I'm testing some autocorrelation implementations found in SO. I came across two great answers by Joe Kington and unubtu. Both are very similar, except for the normalization used.
The former uses a max value, and the latter the variance. The results are quite different for some random uniform data as seen below.
import numpy as np
from statsmodels.tsa.stattools import acf
import matplotlib.pyplot as plt
def acorr_unutbu(x):
    x = x - x.mean()
    autocorr = np.correlate(x, x, mode='full')[-x.size:]
    # Normalization
    autocorr /= (x.var() * (np.arange(x.size, 0, -1)))
    return autocorr
def acorr_joe(x):
    x = x - x.mean()
    # The original answer uses [x.size:], I changed it to [-x.size:] to match
    # the size of the other function
    autocorr = np.correlate(x, x, mode='full')[-x.size:]
    # Normalization
    autocorr /= autocorr.max()
    return autocorr
N = 1000
data = np.random.rand(N)
ac_joe = acorr_joe(data)
ac_unubtu = acorr_unutbu(data)
fig, axes = plt.subplots(nrows=2)
axes[0].plot(ac_joe, label="joe")
axes[0].legend()
axes[1].plot(ac_unubtu, c='r', label="unutbu")
axes[1].legend()
plt.show()
I can compare these two function with the statsmodels autocorrelation function acf, which shows that Joe's answer (with a minor modification shown in the code above) is using probably the correct normalization.
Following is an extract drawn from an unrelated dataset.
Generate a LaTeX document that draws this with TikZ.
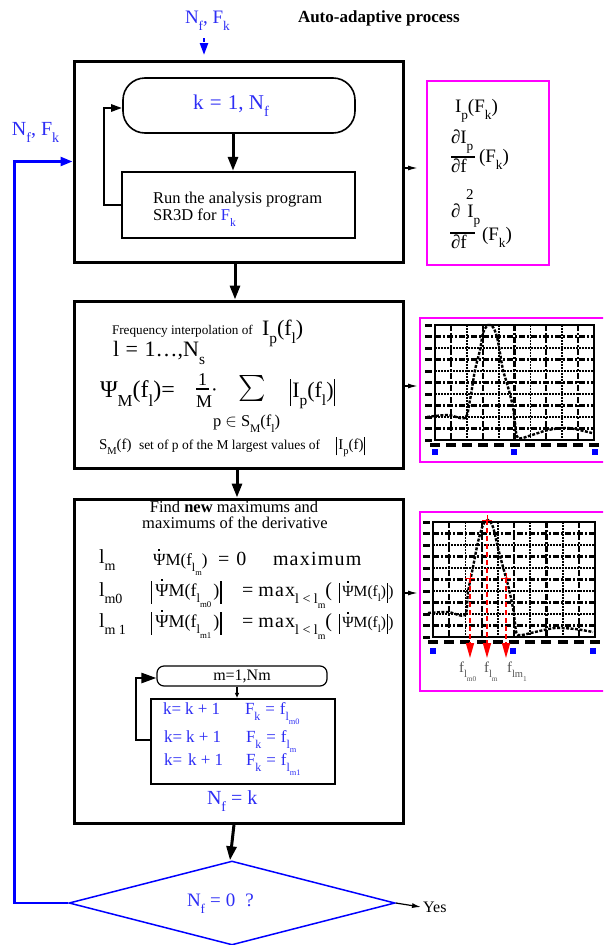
\documentclass[tikz,border=0pt]{standalone}
\usepackage{fontspec}
\setmainfont{Liberation Serif}
\newfontfamily\spaced[LetterSpace=6]{Liberation Serif}
\usepackage{graphicx}
\usetikzlibrary{arrows.meta,shapes.geometric,calc}
\definecolor{tblue}{RGB}{45,45,245}
\definecolor{mag}{RGB}{255,0,255}
\definecolor{fgray}{RGB}{85,85,85}
\newcommand\lo[1]{\raisebox{-0.38em}{\scalebox{0.7}{#1}}}
\newcommand\vb{\rule[-0.42em]{1.3pt}{1.25em}}
\newcommand\dpsi{\ooalign{Ψ\cr\hidewidth\raisebox{0.85em}{\rule{1.7pt}{1.7pt}}\hidewidth\cr}}
\newcommand\fs[1]{\fontsize{#1}{#1}\selectfont}
\newcommand\chartgrid[4]{%
  \draw[line width=2.4pt] (#1,#2) rectangle (#3,#4);
  \foreach \i in {1,...,9} {
    \pgfmathsetmacro\xx{#1+\i*(#3-#1)/10}
    \pgfmathsetmacro\yy{#2+\i*(#4-#2)/10}
    \ifodd\i
      \draw[gridA] (\xx,#2) -- (\xx,#4);
      \draw[gridA] (#1,\yy) -- (#3,\yy);
    \else
      \draw[gridB] (\xx,#2) -- (\xx,#4);
      \draw[gridB] (#1,\yy) -- (#3,\yy);
    \fi
  }
  \foreach \i in {0,...,10} {
    \pgfmathsetmacro\xx{#1+\i*(#3-#1)/10}
    \pgfmathsetmacro\yy{#2+\i*(#4-#2)/10}
    \fill (\xx-5,#4+3) rectangle (\xx+5,#4+7);
    \fill (#1-10,\yy-1.5) rectangle (#1-3,\yy+1.5);
  }
}
\begin{document}
\begin{tikzpicture}[x=1pt,y=-1pt,
  box/.style={draw, line width=3pt, minimum width=329pt, inner sep=0pt},
  tx/.style={anchor=base west, inner sep=0pt, outer sep=0pt},
  bigarrow/.style={line width=3pt, -{Triangle[length=14pt,width=10pt]}},
  smallarrow/.style={line width=1.5pt, -{Latex[length=10pt,width=5pt]}},
  magbox/.style={draw=mag, line width=2.5pt, inner sep=0pt},
  gridA/.style={line width=2.2pt, dash pattern=on 6pt off 2pt on 2pt off 2pt},
  gridB/.style={line width=1.8pt, dash pattern=on 1.5pt off 1.5pt},
  curve/.style={line width=2.4pt, dash pattern=on 3pt off 1.5pt, smooth},
  redarrow/.style={red, line width=1.5pt, dash pattern=on 5pt off 3pt, -{Triangle[length=15pt,width=8pt]}},
  bsq/.style={fill=blue},
]
\useasboundingbox (0,0) rectangle (603,945);
\clip (0,0) rectangle (603,945);

% title and input
\node[tx, font=\bfseries\fs{17}] (title) at (298,22) {Auto-adaptive process};
\node[tx, text=tblue, font=\fs{19}] (nfk) at (185,23) {N\lo{f}, F\lo{k}};
\coordinate (intop) at (204,55);
\draw[blue, line width=2.5pt, dash pattern=on 4pt off 2pt, -{Triangle[length=12pt,width=8pt]}, shorten <=8pt] (nfk.south -| intop) -- (intop);

% box 1
\node[box, minimum height=201pt] (box1) at (238.5,161.5) {};
\node[draw, line width=1.6pt, rounded corners=22pt, minimum width=232pt, minimum height=55pt] (term) at (239,105.5) {};
\node[tx, text=tblue, font=\fs{21}] (k1) at (193,109) {k\hspace{0.3em}=\hspace{0.3em}1, N\lo{f}};
\node[draw, line width=2.5pt, minimum width=233pt, minimum height=66pt] (run) at (238.5,205) {};
\node[tx, font=\fs{16.5}] (runt1) at (153,203) {Run the analysis program};
\node[tx, font=\fs{16.5}] (runt2) at (153,220) {SR3D for \textcolor{tblue}{F\lo{k}}};
\draw[bigarrow] ([xshift=-6pt]term.south) -- ([xshift=-5.5pt]run.north);
\draw[line width=2.5pt, -{Triangle[length=11pt,width=7pt]}] (run.west) -- ++(-17,0) |- ([yshift=-2.5pt]term.west);

% magenta 1
\node[magbox, minimum width=122pt, minimum height=184pt] (mag1) at (488,173) {};
\coordinate (a1) at (418,168);
\draw[smallarrow] (box1.east |- a1) -- (a1);
\node[tx, font=\fs{19}] (m1a) at (455,112) {I\lo{p}(F\lo{k})};
\node[tx, font=\fs{19}] (m1b) at (451,143) {∂I\lo{p}};
\draw[line width=1.6pt] (451,157) -- (475,157);
\node[tx, font=\fs{19}] (m1c) at (451,172) {∂f};
\node[tx, font=\fs{19}] (m1d) at (479,162) {(F\lo{k})};
\node[tx, font=\fs{15}] (m1e) at (466,199) {2};
\node[tx, font=\fs{19}] (m1f) at (451,217) {∂\hspace{7pt}I\lo{p}};
\draw[line width=1.6pt] (450,233) -- (475,233);
\node[tx, font=\fs{19}] (m1g) at (451,248) {∂f};
\node[tx, font=\fs{19}] (m1h) at (482,240) {(F\lo{k})};

% box 2
\node[box, minimum height=167pt] (box2) at (238.5,384.5) {};
\draw[bigarrow] ([xshift=-3.5pt]box1.south) -- ([xshift=-3.5pt]box2.north);
\node[tx, font=\fs{13.2}] (b2a) at (112,334) {Frequency interpolation of};
\node[tx, font=\fs{22}] (b2b) at (262,335) {I\lo{p}(f\lo{l})};
\node[tx, font=\fs{22}] (b2c) at (113,356) {l\hspace{0.3em}=\hspace{0.3em}1…,N\lo{s}};
\node[tx, font=\fs{24}] (b2d) at (100,397) {Ψ\lo{M}(f\lo{l})=};
\node[tx, font=\fs{18}] (b2e) at (198,385) {1};
\draw[line width=1.4pt] (196,389) -- (209,389);
\node[tx, font=\fs{18}] (b2f) at (196,407) {M};
\node[tx, font=\fs{20}] (b2g) at (211,396) {·};
\node[inner sep=0pt] (sig) at (252,388) {\scalebox{2.6}{$\textstyle\sum$}};
\node[tx, font=\fs{22}] (b2h) at (290,397) {\vb\kern1pt I\lo{p}(f\lo{l})\vb};
\node[tx, font=\fs{16.5}] (b2i) at (213,426) {p $\in$ S\lo{M}(f\lo{l})};
\node[tx, font=\fs{15}] (b2j) at (99,449) {S\lo{M}(f)};
\node[tx, font=\fs{13.5}] (b2k) at (139,449) {set of p of the M largest values of};
\node[tx, font=\fs{15}] (b2l) at (336,449) {\vb\kern1pt I\lo{p}(f)\vb};

% magenta 2 with chart
\node[magbox, minimum width=190pt, minimum height=144pt] (mag2) at (515,390) {};
\coordinate (a2) at (418,386);
\draw[smallarrow] (box2.east |- a2) -- (a2);
\chartgrid{435}{325}{594}{440}
\draw[curve] plot coordinates {(427,417) (448,415) (465,418) (470,400) (475,370) (480,350) (483,333) (488,325) (493,327) (497,337) (500,353) (503,370) (508,387) (513,407) (515,423) (518,438) (532,435) (548,430) (568,428) (592,433)};
\fill[bsq] (432,449) rectangle (438,455);
\fill[bsq] (511,449) rectangle (517,455);
\fill[bsq] (592,449) rectangle (598,455);

% box 3
\node[box, minimum height=324pt] (box3) at (238.5,661) {};
\draw[bigarrow] ([xshift=-1.5pt]box2.south) -- ([xshift=-1.5pt]box3.north);
\node[anchor=base, inner sep=0pt, font=\fs{16.5}] (b3a) at (234,512) {Find \textbf{new} maximums and};
\node[anchor=base, inner sep=0pt, font=\fs{16.5}] (b3b) at (235,528) {maximums of the derivative};
% row 1
\node[tx, font=\fs{20}] (r1a) at (99,563) {l\lo{m}};
\node[tx, font=\fs{17}] (r1b) at (153,565) {\dpsi M(f\lo{l\lo{m}})};
\node[tx, font=\fs{20}] (r1c) at (218,565) {=\hspace{7pt}0};
\node[tx, font=\spaced\fs{20}] (r1d) at (273,565) {maximum};
% row 2
\node[tx, font=\fs{20}] (r2a) at (99,596) {l\lo{m0}};
\node[tx, font=\fs{18}] (r2b) at (151,596) {\vb\kern3pt\dpsi M(f\lo{l\lo{m0}}\kern2pt)\kern1pt\vb};
\node[tx, font=\fs{20}] (r2c) at (242,596) {=\hspace{5pt}{\spaced max}\lo{l < l\lo{m}}(};
\node[tx, font=\fs{15.5}] (r2d) at (339,596) {\vb\kern2pt\dpsi M(f\lo{l})\kern1pt\vb)};
% row 3
\node[tx, font=\fs{20}] (r3a) at (99,627) {l\lo{m 1}};
\node[tx, font=\fs{18}] (r3b) at (151,627) {\vb\kern3pt\dpsi M(f\lo{l\lo{m1}}\kern2pt)\kern1pt\vb};
\node[tx, font=\fs{20}] (r3c) at (242,627) {=\hspace{5pt}{\spaced max}\lo{l < l\lo{m}}(};
\node[tx, font=\fs{15.5}] (r3d) at (339,627) {\vb\kern2pt\dpsi M(f\lo{l})\kern1pt\vb)};
% inner loop
\node[draw, line width=1.2pt, rounded corners=7pt, minimum width=170pt, minimum height=20pt, inner sep=0pt, font=\fs{16}] (iterm) at (242,676) {m=1,Nm};
\node[draw, line width=2.5pt, minimum width=184pt, minimum height=85pt] (ibox) at (243,741.5) {};
\draw[line width=1.2pt, -{Triangle[length=5pt,width=4pt]}] ([xshift=-5pt]iterm.south) -- ([xshift=-6pt]ibox.north);
\draw[line width=2.5pt, -{Triangle[length=15pt,width=10pt]}] ([yshift=1.5pt]ibox.west) -- ++(-14,0) |- ([yshift=-2pt]iterm.west);
\node[tx, text=tblue, font=\fs{17}] (i1a) at (163,714) {k=\hspace{4pt}k + 1};
\node[tx, text=tblue, font=\fs{17}] (i1b) at (245,714) {F\lo{k}\hspace{5pt}=\hspace{5pt}f\lo{l\lo{m0}}};
\node[tx, text=tblue, font=\fs{17}] (i2a) at (164,742) {k=\hspace{4pt}k + 1};
\node[tx, text=tblue, font=\fs{17}] (i2b) at (246,742) {F\lo{k}\hspace{5pt}=\hspace{5pt}f\lo{l\lo{m}}};
\node[tx, text=tblue, font=\fs{17}] (i3a) at (164,765) {k=\hspace{6pt}k + 1};
\node[tx, text=tblue, font=\fs{17}] (i3b) at (246,765) {F\lo{k}\hspace{5pt}=\hspace{5pt}f\lo{l\lo{m1}}};
\node[tx, text=tblue, font=\fs{20}] (nfk3) at (207,804) {N\lo{f}\hspace{5pt}=\hspace{5pt}k};

% magenta 3 with chart
\node[magbox, minimum width=190pt, minimum height=179pt] (mag3) at (515,601.5) {};
\coordinate (a3) at (418,593);
\draw[smallarrow] (box3.east |- a3) -- (a3);
\chartgrid{433}{522}{595}{637}
\draw[curve] plot coordinates {(428,613) (448,612) (465,615) (468,592) (473,567) (478,542) (483,525) (488,520) (493,527) (498,548) (503,567) (508,585) (513,608) (515,623) (518,635) (535,632) (555,628) (575,629) (593,632)};
\fill[bsq] (430,648) rectangle (436,654);
\fill[bsq] (510,648) rectangle (516,654);
\fill[bsq] (590,648) rectangle (596,654);
\foreach \px/\py in {470/578, 487/520, 506/578} {
  \draw[red, line width=1pt] (\px-5,\py) -- (\px+5,\py) (\px,\py-5) -- (\px,\py+5);
  \draw[redarrow] (\px,\py) -- (\px,658);
}
\node[tx, text=fgray, font=\fs{15}] (fl1) at (459,672) {f\lo{l\lo{m0}}};
\node[tx, text=fgray, font=\fs{15}] (fl2) at (484,672) {f\lo{l\lo{m}}};
\node[tx, text=fgray, font=\fs{15}] (fl3) at (507,672) {f\lo{lm\lo{1}}};

% decision
\node[diamond, draw=blue, line width=1.5pt, minimum width=326pt, minimum height=84pt, inner sep=0pt] (dia) at (232,903) {};
\draw[bigarrow] ([xshift=-4.5pt]box3.south) -- ([xshift=-2pt]dia.north);
\node[tx, text=tblue, font=\fs{19}] (diat) at (187,906) {N\lo{f}\hspace{5pt}=\hspace{5pt}0\hspace{10pt}?};
\node[anchor=west, inner sep=2pt, font=\fs{16}] (yes) at (421,907) {Yes};
\draw[line width=1.2pt, -{Latex[length=9pt,width=5pt]}] (dia.east) -- (yes.west);
\node[tx, text=tblue, font=\fs{20}] (nfk2) at (12,135) {N\lo{f}, F\lo{k}};
\draw[blue, line width=2.5pt, -{Triangle[length=12pt,width=9pt]}] (dia.west) -- ++(-54,0) |- (box1.west);
\end{tikzpicture}
\end{document}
# Compare with statsmodels lags
lags = acf(data, nlags=N)
fig, axes = plt.subplots(nrows=2)
axes[0].plot(ac_joe - lags, label="joe - SM")
axes[0].set_ylim(-.5, .5)
axes[0].legend()
axes[1].plot(ac_unubtu - lags, c='r', label="unutbu - SM")
axes[1].set_ylim(-.5, .5)
axes[1].legend()
plt.show()
What is the reason for the different normalization values used in these two autocorrelation functions?